Two torpedoes struck on the port side in the #1 hold. The explosion created a hole 8 feet by 30 feet, blew the hatch cover off, spewed cargo overboard and started a fire. A short time later, a third torpedo struck on the port side at #4 hatch and blew a truck standing on deck into the water and also started a small fire. The engines were secured and some of the eight officers, 34 crewmen, 28 armed guards (the ship was armed with one 4in, one 3in and eight 20mm guns) and one passenger abandoned ship. Panicking, they tried to launch three lifeboats, but two capsized in the rough seas. Eight men got away in a boat and others jumped overboard and swam to three rafts, but the harsh weather and cold water caused the most men to die from exposure. Only one officer, six crewmen and 17 armed guards survived. 23 survivors and three bodies were picked up after five hours by the British rescue ship Accrington and landed at Gourock. A boarding party from USCGC Ingham later boarded the ship and noted that she could have been saved, but the watch below left the boilers fire lit, which burned the boilers out. The vessel was scuttled by gunfire at 1300. The boarding party also found one man whom never left the ship and took him to the escort vessel. One week later two bodies were recovered from a raft by the French corvette Lobelia. (Dave Shirlaw)
"German Field Marshal Friedrich Paulus (left), accompanied by two staff officers, walks toward Red Army headquarters to sign the formal surrender of the Sixth Army at Stalingrad, Russia.
Paulus had begged Hitler to allow a retreat before it became too late, but the Führer refused to give up, leaving the exhausted and starving army surrounded by Soviet forces.
"Fortress Stalingrad," as Hitler called the troops, could not withstand the fierce winter and the lack of supplies and reinforcements.
Against orders and in the hopes of saving his remaining men, Paulus surrendered on February 3.
While he and his senior staff survived, most of his men did not."
"Within the walls of Auschwitz and other camps, humans replaced animals as subjects for experimentation.
Unscrupulous surgeries were performed on inmates, both healthy and ill, and subjects were exposed to a variety of chemicals and viruses.

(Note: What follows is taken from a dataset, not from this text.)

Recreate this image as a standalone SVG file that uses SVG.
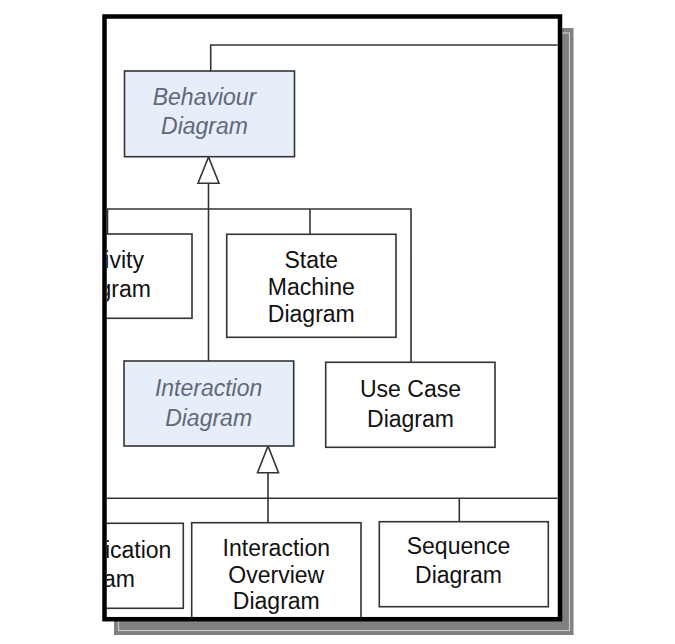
<svg xmlns="http://www.w3.org/2000/svg" width="675" height="644" viewBox="0 0 675 644">
<defs>
<clipPath id="frameClip"><rect x="106.7" y="18.7" width="451" height="598.3"/></clipPath>
</defs>
<style>
.box{fill:#ffffff;stroke:#333333;stroke-width:1.6}
.abs{fill:#e6eefa;stroke:#333333;stroke-width:1.6}
.t{font-family:"Liberation Sans",Arial,sans-serif;font-size:23px;fill:#111111;text-anchor:middle}
.ti{font-family:"Liberation Sans",Arial,sans-serif;font-size:23px;font-style:italic;fill:#626878;text-anchor:middle}
.ln{fill:none;stroke:#333333;stroke-width:1.6}
.head{fill:#ffffff;stroke:#333333;stroke-width:1.6}
</style>
<rect width="675" height="644" fill="#ffffff"/>
<g id="shadow">
<rect x="114" y="28" width="459.5" height="607" fill="#808080"/>
<rect x="118.5" y="33" width="451" height="597.5" fill="none" stroke="#c8c8c8" stroke-width="1.2"/>
</g>
<rect x="104.5" y="16.5" width="455.5" height="602.7" fill="#ffffff"/>
<g clip-path="url(#frameClip)">
<g id="connectors">
<path class="ln" d="M210.7,71 V45 H600"/>
<path class="ln" d="M208.5,183.3 V361"/>
<path class="ln" d="M0,209 H411 V362.3"/>
<path class="ln" d="M310,209 V234.3"/>
<path class="ln" d="M107.5,209 V234"/>
<path class="ln" d="M268,472.7 V522.7"/>
<path class="ln" d="M0,498.3 H600"/>
<path class="ln" d="M459.3,498.3 V521.7"/>
<polygon class="head" points="208.5,157 198,183.3 219,183.3"/>
<polygon class="head" points="268,446 257.5,472.7 278.5,472.7"/>
</g>
<g id="behaviour">
<rect class="abs" x="124.5" y="71" width="170" height="85.7"/>
<text class="ti" x="204.5" y="105">Behaviour</text>
<text class="ti" x="204.5" y="134">Diagram</text>
</g>
<g id="activity">
<rect class="box" x="22" y="234" width="170" height="84.3"/>
<text class="t" x="107.5" y="268.3">Activity</text>
<text class="t" x="107.5" y="296.7">Diagram</text>
</g>
<g id="statemachine">
<rect class="box" x="226.7" y="234.3" width="169.3" height="103"/>
<text class="t" x="311.3" y="267.7">State</text>
<text class="t" x="311.3" y="294.7">Machine</text>
<text class="t" x="311.3" y="321.7">Diagram</text>
</g>
<g id="interaction">
<rect class="abs" x="124" y="361" width="169.7" height="85"/>
<text class="ti" x="208.6" y="396">Interaction</text>
<text class="ti" x="208.6" y="426">Diagram</text>
</g>
<g id="usecase">
<rect class="box" x="325.7" y="362.3" width="169.3" height="85"/>
<text class="t" x="410.5" y="396.7">Use Case</text>
<text class="t" x="410.5" y="426.7">Diagram</text>
</g>
<g id="communication">
<rect class="box" x="13" y="523.3" width="170.3" height="85"/>
<text class="t" x="91.5" y="558.3">Communication</text>
<text class="t" x="91.5" y="586.7">Diagram</text>
</g>
<g id="interactionoverview">
<rect class="box" x="191.7" y="522.7" width="169.3" height="110"/>
<text class="t" x="276.3" y="556">Interaction</text>
<text class="t" x="276.3" y="582.7">Overview</text>
<text class="t" x="276.3" y="609.3">Diagram</text>
</g>
<g id="sequence">
<rect class="box" x="379.3" y="521.7" width="169" height="85"/>
<text class="t" x="458.5" y="554">Sequence</text>
<text class="t" x="458.5" y="583.3">Diagram</text>
</g>
</g>
<rect id="frame" x="104.5" y="16.5" width="455.5" height="602.7" fill="none" stroke="#000000" stroke-width="4.5"/>
</svg>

Otherwise healthy prisoners were injected with typhus, tuberculosis, and malaria.
This photo shows the results of a substance coded B/F, seven days after injection into a prisoner's forearm."
"Jewish nurses and physicians struggled to care for the ill and injured within the ghettos.
Pictured here are patients and family members in the Kovno (Lithuania) Ghetto.
As trained medical personnel fell victim to disease and starvation, the ghetto's leadership sought to prepare new people to take their places.
Secret medical training was offered in Warsaw and, most likely, Kovno."
From Wiki she's presumed sunk next month:
On 23 February 1943 Turbulent sailed from Algiers for a patrol in the Tyrrhenian Sea. On 1 March she attacked and sank the Italian steam-ship Vincenz. On the 11th she is known to have attacked the mail ship Mafalda. The following morning the anti-submarine trawler Teti II sighted the periscope and conning tower of a submarine and attacked, it is believed, without success. Turbulent did not respond to any further messages and did not return when expected on 23 March. It is thought that Turbulent fell victim to a mine off Maddalena, Sardinia. The wreck has never been found and any reference to its discovery is incorrect.